- New Rochelle, New York, and Danbury, Connecticut United States

Information
- Other name: HCMS
- Type: Independent, Montessori
- Established: 1972; 54 years ago
- Founder: Musya “Amalie” Meyer
- Head teacher: Mark Meyer
- Grades: Infant–8
- Gender: Co-educational
- Age range: Infant–14 years
- Language: English
- Campus type: Suburban
- Accreditation: American Montessori Society (AMS); New England Association of Schools and Colleges (NEASC); National Association for the Education of Young Children (NAEYC);
- Website: www.hudsoncountry.org

= Hudson Country Montessori School =

Montessori school in New England, United States

Hudson Country Montessori School (HCMS) is an independent, co-educational Montessori school with campuses in New Rochelle, New York, and Danbury, Connecticut.

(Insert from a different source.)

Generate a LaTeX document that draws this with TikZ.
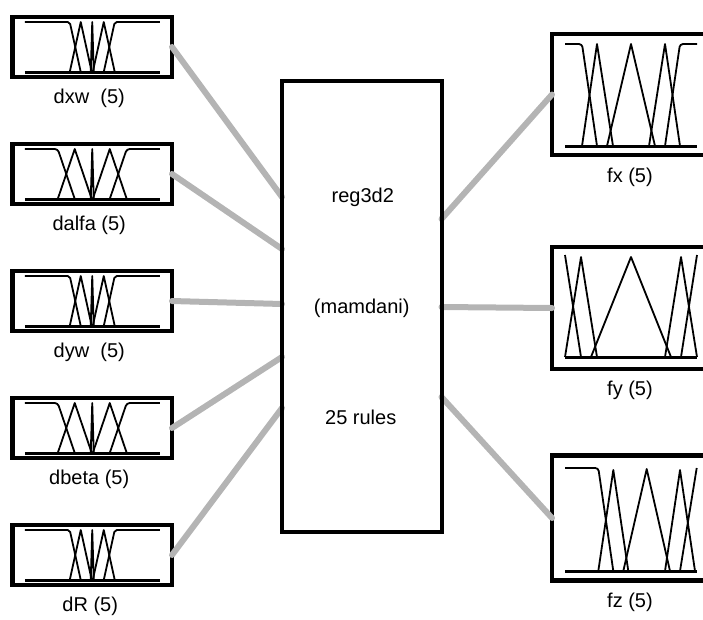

It serves students from infancy (at the Danbury campus) and toddler age through eighth grade.

== History ==
The school was founded in New Rochelle in 1972 by Musya "Amalie" Meyer (1924–2014), an educator in the American Montessori movement. Meyer served as Vice President of Teacher Development on the board of the American Montessori Society and co-authored the book Celebrations of Life with Tim Seldin.

In 1995, the school opened a second campus in Danbury to serve families in Fairfield County. This expansion was led by Mark Meyer, Musya Meyer's son.